MAC: Mines and Communities

Congo wants Canadian tried for war crimesi

Published by MAC on 2006-10-17


Congo wants Canadian tried for war crimesi

Executive, employees of mining firm 'facilitated' civilian deaths, judge says

Kelly Patterson, The Ottawa Citizen

17th October 2006

Three former employees of a Canadian mining company should face prosecution for complicity in war crimes, a Congolese military judge has ruled.

Canadian Pierre Mercier, former general manager of Anvil Mining Ltd.'s Congolese subsidiary, as well as two South African former employees, are accused of having "knowingly facilitated the commission of war crimes" by the Congolese military when it suppressed an uprising near Anvil's Dikulushi mine, killing at least 70 civilians in 2004.
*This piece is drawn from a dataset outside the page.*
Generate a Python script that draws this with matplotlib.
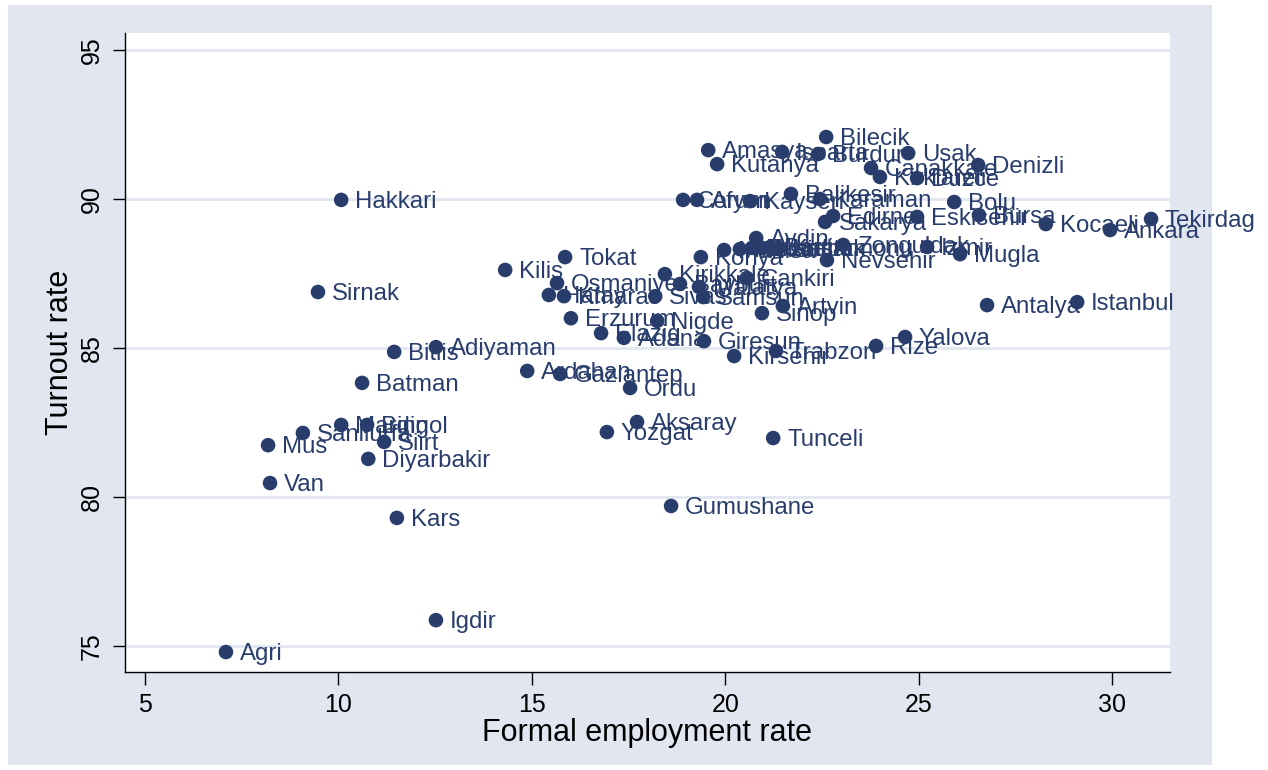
import matplotlib.pyplot as plt
from matplotlib.patches import Rectangle

# provinces, formal employment rate, turnout rate
province = ['Agri', 'Igdir', 'Kars', 'Van', 'Mus', 'Sanliurfa', 'Mardin', 'Bingol',
            'Siirt', 'Diyarbakir', 'Batman', 'Bitlis', 'Adiyaman', 'Sirnak', 'Hakkari',
            'Kilis', 'Tokat', 'Osmaniye', 'Hatay', 'Kmaras', 'Erzurum', 'Elazig', 'Adana',
            'Nigde', 'Sivas', 'Kirikkale', 'Giresun', 'Kirsehir', 'Trabzon', 'Rize',
            'Yalova', 'Antalya', 'Istanbul', 'Ardahan', 'Gaziantep', 'Ordu', 'Aksaray',
            'Yozgat', 'Tunceli', 'Gumushane', 'Sinop', 'Artvin', 'Cankiri', 'Bayburt',
            'Malatya', 'Samsun', 'Konya', 'Aydin', 'Manisa', 'Mersin', 'Erzincan',
            'Karabuk', 'Bartin', 'Kastamonu', 'Nevsehir', 'Zonguldak', 'Izmir', 'Mugla',
            'Corum', 'Afyon', 'Kayseri', 'Balikesir', 'Karaman', 'Sakarya', 'Edirne',
            'Eskisehir', 'Bursa', 'Bolu', 'Kocaeli', 'Ankara', 'Tekirdag', 'Usak',
            'Denizli', 'Canakkale', 'Kirklareli', 'Duzce', 'Burdur', 'Isparta',
            'Kutahya', 'Amasya', 'Bilecik']
employment = [7.09, 12.52, 11.51, 8.23, 8.18, 9.08, 10.07, 10.74,
              11.18, 10.77, 10.61, 11.44, 12.52, 9.47, 10.07,
              14.31, 15.86, 15.65, 15.44, 15.83, 16.01, 16.79, 17.38,
              18.24, 18.19, 18.44, 19.45, 20.23, 21.31, 23.90,
              24.65, 26.77, 29.10, 14.88, 15.73, 17.54, 17.72,
              16.94, 21.24, 18.60, 20.95, 21.49, 20.56, 18.83,
              19.32, 19.43, 19.37, 20.80, 19.97, 20.38, 20.69,
              20.95, 21.16, 21.37, 22.63, 23.05, 25.22, 26.07,
              18.91, 19.27, 20.64, 21.70, 22.45, 22.58, 22.79,
              24.96, 26.56, 25.92, 28.29, 29.95, 31.01, 24.73,
              26.54, 23.77, 24.00, 24.96, 22.40, 21.47,
              19.79, 19.56, 22.61]
turnout = [74.80, 75.87, 79.30, 80.47, 81.74, 82.15, 82.42, 82.42,
           81.85, 81.28, 83.83, 84.87, 85.03, 86.88, 89.97,
           87.62, 88.05, 87.18, 86.78, 86.74, 86.00, 85.50, 85.34,
           85.91, 86.74, 87.48, 85.23, 84.73, 84.90, 85.07,
           85.37, 86.44, 86.54, 84.23, 84.13, 83.66, 82.52,
           82.18, 81.98, 79.70, 86.17, 86.41, 87.35, 87.15,
           87.05, 86.71, 88.05, 88.69, 88.29, 88.32, 88.36,
           88.36, 88.39, 88.36, 87.95, 88.46, 88.39, 88.15,
           89.97, 89.97, 89.93, 90.17, 90.00, 89.23, 89.43,
           89.40, 89.46, 89.90, 89.16, 88.96, 89.33, 91.54,
           91.14, 91.04, 90.74, 90.70, 91.51, 91.58,
           91.17, 91.64, 92.08]
xticks = [5, 10, 15, 20, 25, 30]
yticks = [75, 80, 85, 90, 95]

navy = '#283d6c'
bg = '#e1e6f0'

plt.rcParams['font.family'] = ['Liberation Sans', 'DejaVu Sans']
fig = plt.figure(figsize=(12.68, 7.7), dpi=100)
fig.patch.set_facecolor('white')
# graph region (stata style)
fig.add_artist(Rectangle((8 / 1268, 5 / 770), 1204 / 1268, 760 / 770,
                         transform=fig.transFigure, facecolor=bg,
                         edgecolor='none', zorder=-10))

ax = fig.add_axes([125 / 1268, 1 - 672 / 770, 1045 / 1268, 639 / 770])
ax.set_facecolor('white')
ax.set_xlim(4.48, 31.5)
ax.set_ylim(74.13, 95.57)

for yv in yticks:
    ax.axhline(yv, color=bg, lw=2, zorder=1)

ax.scatter(employment, turnout, s=110, color=navy, edgecolors='none', zorder=3)
for name, xv, yv in zip(province, employment, turnout):
    ax.annotate(name, (xv, yv), xytext=(10, -1.5), textcoords='offset points',
                va='center', ha='left', fontsize=17.3, color=navy, zorder=4)

ax.set_xticks(xticks)
ax.set_yticks(yticks)
ax.tick_params(axis='x', labelsize=18, length=9, width=1, pad=6)
ax.tick_params(axis='y', labelsize=18, length=9, width=1, pad=6, labelrotation=90)
for lab in ax.get_yticklabels():
    lab.set_va('center')
ax.spines['top'].set_visible(False)
ax.spines['right'].set_visible(False)
ax.spines['left'].set_linewidth(1)
ax.spines['bottom'].set_linewidth(1)

ax.set_xlabel('Formal employment rate', fontsize=22, labelpad=1)
ax.set_ylabel('Turnout rate', fontsize=22, labelpad=4)

fig.savefig('out.png', dpi=100, facecolor=fig.get_facecolor())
A report last year by MONUC, the UN peacekeeping force stationed in the Democratic Republic of Congo, found the copper-mining company lent a plane and vehicles to the troops, and that Anvil drivers helped transport corpses after the massacre. The soldiers killed between 70 and 100 unarmed civilians, including women and children; at least 28 of these killings were summary executions, according to the report.

News of the ruling comes just days after the Canadian government wrapped up a set of roundtables in Calgary bringing together human rights roups, government and industry to discuss whether legal standards are needed to ensure Canadian mining and oil firms observe environmental and human-rights standards overseas.

Representatives for Anvil, which is incorporated in Canada, but also has offices in Australia, were not available for comment at press time.

Last year, Anvil confirmed it lent a plane and vehicles to the army, but said it "had absolutely no choice" but to accede to a government request for logistical support. "When the army arrives with AK-47s ... you give them what they want," said Anvil spokesman Robert LaValliere, recalling that troops had commandeered vehicles at gunpoint in a previous clash with rebels earlier that year. He added that companies are obliged by law to comply with Congolese government requests.

But after a long investigation into the killings, torture and rape of villagers by the soldiers, the Congolese military prosecutor found the Anvil employees "voluntarily failed to withdraw" the vehicles, and has asked that the three be formally charged, along with Col. Ademar Ilunga, who led the attack, and eight of his men.

Mr. Mercier is believed to be working in Zambia for First Quantum Minerals, another Canadian mining firm, but First Quantum refused to confirm whether he was an employee. The two South Africans named in the court findings were responsible for security at the copper and silver mine until Anvil contracted out its security arrangements to a professional South African outfit after the killings, according to the British-based watchdog group Rights & Accountability in Development (RAID), which has followed the case closely.

Anvil has said it didn't know what the Congolese troops were planning and has strongly condemned the abuses. An internal investigation found "no credible basis" for allegations of complicity in the massacre, Anvil said, although it has refused to release the report publicly.

On its website, the company says it is working on a protocol with the Congolese federal and provincial governments, military and UN force to ensure such incidents never happen again. It is also building trust in the community by employing area residents, setting up social programs and encouraging dialogue with the government and the community.

But Patricia Feeney of RAID says the company should have hammered out a security protocol with the government immediately after the first incident in which soldiers commandeered company equipment, six months before the massacre. "Anvil didn't even report that incident to MIGA," the World Bank agency that gave the firm political-risk insurance, or to stock exchanges, she says.

"Companies operating in countries where the government is weak or there are conflict zones have an enhanced duty to protect their assets and their employees. But they also have to take into account the vulnerability of the local population."